# Exercises for Lecture 17 (Ensemble Learning and Random Forests)

In [None]:
import numpy as np
import matplotlib.pyplot as plt
from sklearn.ensemble import GradientBoostingRegressor 
from sklearn.model_selection import train_test_split

## Exercise 1: Early stopping

### Set up mock data

In [None]:
# Training set: a noisy quadratic function
np.random.seed(42)
X = np.random.rand(100, 1) - 0.5
y = 3*X[:, 0]**2 + 0.05 * np.random.randn(100)

# First create test and train data
X_train, X_val, y_train, y_val = train_test_split(X, y)

### Train with many trees

In [None]:
from sklearn.metrics import mean_squared_error

n_estimators = 300
gbrt = GradientBoostingRegressor(
    max_depth=2, 
    n_estimators=n_estimators, 
    learning_rate=0.1, # Set a low learning rate here
    random_state=42)

gbrt.fit(X_train, y_train)

### Compute and plot validation error for intermediate number of trees

In [None]:
# measure MSE validation error at each stage
errors = [mean_squared_error(y_val, y_pred) for y_pred in gbrt.staged_predict(X_val)]

In [None]:
plt.figure(figsize=(11, 4))
plt.plot(errors, "b.-")
plt.axis([0, 300, 0, 0.01])
plt.xlabel("Number of trees")
plt.title("Validation error", fontsize=14)

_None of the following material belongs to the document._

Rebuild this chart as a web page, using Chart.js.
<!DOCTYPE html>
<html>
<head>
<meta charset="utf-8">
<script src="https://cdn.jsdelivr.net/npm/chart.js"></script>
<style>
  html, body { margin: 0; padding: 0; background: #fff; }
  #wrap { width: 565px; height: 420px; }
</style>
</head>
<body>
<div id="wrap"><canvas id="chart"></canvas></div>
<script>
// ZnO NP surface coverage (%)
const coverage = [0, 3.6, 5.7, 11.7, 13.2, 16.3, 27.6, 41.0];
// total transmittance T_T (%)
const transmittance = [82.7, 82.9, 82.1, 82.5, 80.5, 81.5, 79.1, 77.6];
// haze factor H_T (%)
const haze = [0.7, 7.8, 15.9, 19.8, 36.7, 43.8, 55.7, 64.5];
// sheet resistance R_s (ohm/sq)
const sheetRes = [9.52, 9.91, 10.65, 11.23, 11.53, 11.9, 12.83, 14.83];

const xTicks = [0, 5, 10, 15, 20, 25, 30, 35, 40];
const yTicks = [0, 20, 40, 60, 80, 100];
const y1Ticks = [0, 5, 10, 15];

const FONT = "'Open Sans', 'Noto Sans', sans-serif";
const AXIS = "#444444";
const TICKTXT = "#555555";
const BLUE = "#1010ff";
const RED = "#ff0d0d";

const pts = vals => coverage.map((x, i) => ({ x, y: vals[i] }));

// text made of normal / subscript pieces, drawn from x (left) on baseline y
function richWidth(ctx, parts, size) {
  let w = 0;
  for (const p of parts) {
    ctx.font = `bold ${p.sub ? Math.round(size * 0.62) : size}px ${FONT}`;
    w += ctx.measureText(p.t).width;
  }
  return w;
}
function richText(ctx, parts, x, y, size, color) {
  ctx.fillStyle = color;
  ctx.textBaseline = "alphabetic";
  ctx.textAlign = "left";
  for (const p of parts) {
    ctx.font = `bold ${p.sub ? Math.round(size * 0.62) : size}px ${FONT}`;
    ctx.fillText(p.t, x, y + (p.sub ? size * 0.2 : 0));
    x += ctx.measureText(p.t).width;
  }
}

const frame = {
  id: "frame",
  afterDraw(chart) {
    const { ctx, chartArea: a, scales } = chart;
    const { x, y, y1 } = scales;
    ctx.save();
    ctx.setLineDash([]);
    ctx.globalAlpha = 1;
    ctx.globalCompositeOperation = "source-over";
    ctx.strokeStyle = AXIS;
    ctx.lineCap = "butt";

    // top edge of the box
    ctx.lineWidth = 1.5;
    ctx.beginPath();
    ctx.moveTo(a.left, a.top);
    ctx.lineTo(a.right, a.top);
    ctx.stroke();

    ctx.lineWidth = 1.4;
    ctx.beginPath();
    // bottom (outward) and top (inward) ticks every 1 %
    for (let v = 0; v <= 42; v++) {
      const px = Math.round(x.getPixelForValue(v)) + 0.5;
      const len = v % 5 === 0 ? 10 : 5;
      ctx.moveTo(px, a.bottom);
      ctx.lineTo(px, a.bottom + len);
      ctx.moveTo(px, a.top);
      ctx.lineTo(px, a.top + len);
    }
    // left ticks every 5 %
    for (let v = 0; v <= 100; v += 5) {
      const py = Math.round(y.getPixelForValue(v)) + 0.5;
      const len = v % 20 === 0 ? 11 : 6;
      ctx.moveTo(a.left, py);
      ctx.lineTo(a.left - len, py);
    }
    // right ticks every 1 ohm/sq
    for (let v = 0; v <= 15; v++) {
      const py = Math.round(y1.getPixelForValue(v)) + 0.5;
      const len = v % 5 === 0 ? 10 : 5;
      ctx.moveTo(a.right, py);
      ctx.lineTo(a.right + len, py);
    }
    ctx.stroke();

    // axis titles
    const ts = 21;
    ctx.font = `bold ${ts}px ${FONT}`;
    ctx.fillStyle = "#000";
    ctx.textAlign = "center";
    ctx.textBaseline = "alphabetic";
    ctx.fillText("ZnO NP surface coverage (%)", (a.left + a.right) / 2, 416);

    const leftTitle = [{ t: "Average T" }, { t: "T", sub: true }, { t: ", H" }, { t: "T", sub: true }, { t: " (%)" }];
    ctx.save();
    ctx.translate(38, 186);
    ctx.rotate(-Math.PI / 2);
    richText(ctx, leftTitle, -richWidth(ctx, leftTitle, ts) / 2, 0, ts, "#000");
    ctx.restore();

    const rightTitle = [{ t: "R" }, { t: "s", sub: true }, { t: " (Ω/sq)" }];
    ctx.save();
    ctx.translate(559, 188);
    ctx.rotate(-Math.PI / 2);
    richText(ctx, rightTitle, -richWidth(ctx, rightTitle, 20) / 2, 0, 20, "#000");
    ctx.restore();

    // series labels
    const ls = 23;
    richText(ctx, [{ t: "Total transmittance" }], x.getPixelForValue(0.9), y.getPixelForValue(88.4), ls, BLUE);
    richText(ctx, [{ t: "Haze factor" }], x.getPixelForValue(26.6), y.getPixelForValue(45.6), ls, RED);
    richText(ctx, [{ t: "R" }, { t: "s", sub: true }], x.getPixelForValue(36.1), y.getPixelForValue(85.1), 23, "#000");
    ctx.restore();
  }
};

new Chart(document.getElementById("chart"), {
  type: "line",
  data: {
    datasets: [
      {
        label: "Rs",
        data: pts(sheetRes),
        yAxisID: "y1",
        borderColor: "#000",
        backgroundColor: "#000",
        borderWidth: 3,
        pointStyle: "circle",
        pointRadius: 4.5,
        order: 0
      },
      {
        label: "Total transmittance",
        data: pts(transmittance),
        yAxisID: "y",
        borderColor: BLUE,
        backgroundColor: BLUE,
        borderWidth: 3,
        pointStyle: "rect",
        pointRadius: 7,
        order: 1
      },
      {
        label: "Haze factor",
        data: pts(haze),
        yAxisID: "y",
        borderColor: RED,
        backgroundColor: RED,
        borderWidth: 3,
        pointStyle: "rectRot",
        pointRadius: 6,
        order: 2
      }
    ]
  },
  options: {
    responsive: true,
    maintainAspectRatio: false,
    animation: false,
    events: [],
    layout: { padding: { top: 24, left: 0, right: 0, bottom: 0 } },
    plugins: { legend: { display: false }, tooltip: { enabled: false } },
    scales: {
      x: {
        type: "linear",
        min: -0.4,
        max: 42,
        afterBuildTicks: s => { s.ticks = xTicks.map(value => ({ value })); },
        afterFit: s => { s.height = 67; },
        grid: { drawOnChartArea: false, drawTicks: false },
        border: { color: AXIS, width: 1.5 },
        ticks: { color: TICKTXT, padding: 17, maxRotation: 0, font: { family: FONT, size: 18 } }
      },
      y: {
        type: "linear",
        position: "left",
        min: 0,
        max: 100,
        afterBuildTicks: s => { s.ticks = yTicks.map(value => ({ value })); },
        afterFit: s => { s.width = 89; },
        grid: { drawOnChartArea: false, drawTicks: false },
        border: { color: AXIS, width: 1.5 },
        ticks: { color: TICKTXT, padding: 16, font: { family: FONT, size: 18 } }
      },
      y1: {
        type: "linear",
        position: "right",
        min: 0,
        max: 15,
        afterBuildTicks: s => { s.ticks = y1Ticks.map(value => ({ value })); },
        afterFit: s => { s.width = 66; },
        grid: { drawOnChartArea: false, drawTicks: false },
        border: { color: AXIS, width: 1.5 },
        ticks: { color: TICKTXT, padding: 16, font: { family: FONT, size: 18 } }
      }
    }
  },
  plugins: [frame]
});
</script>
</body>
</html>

### Training a better model with fewer trees

- Find the best number of trees from the validation error.  Show this on a plot.
- Train a new GBRT using the optimal number of trees from above.
- Plot predictions of the original and best models.


In [None]:
def plot_predictions(
    regressors, X, y, axes, 
    label=None, 
    style="r-", 
    data_style="b.", 
    data_label=None):
    
    x1 = np.linspace(axes[0], axes[1], 500)
    
    y_pred = sum(
        regressor.predict(x1.reshape(-1, 1)) for regressor in regressors)
            
    plt.plot(X[:, 0], y, data_style, label=data_label)
    plt.plot(x1, y_pred, style, linewidth=2, label=label)
    if label or data_label:
        plt.legend(loc="upper center", fontsize=16)
    plt.axis(axes)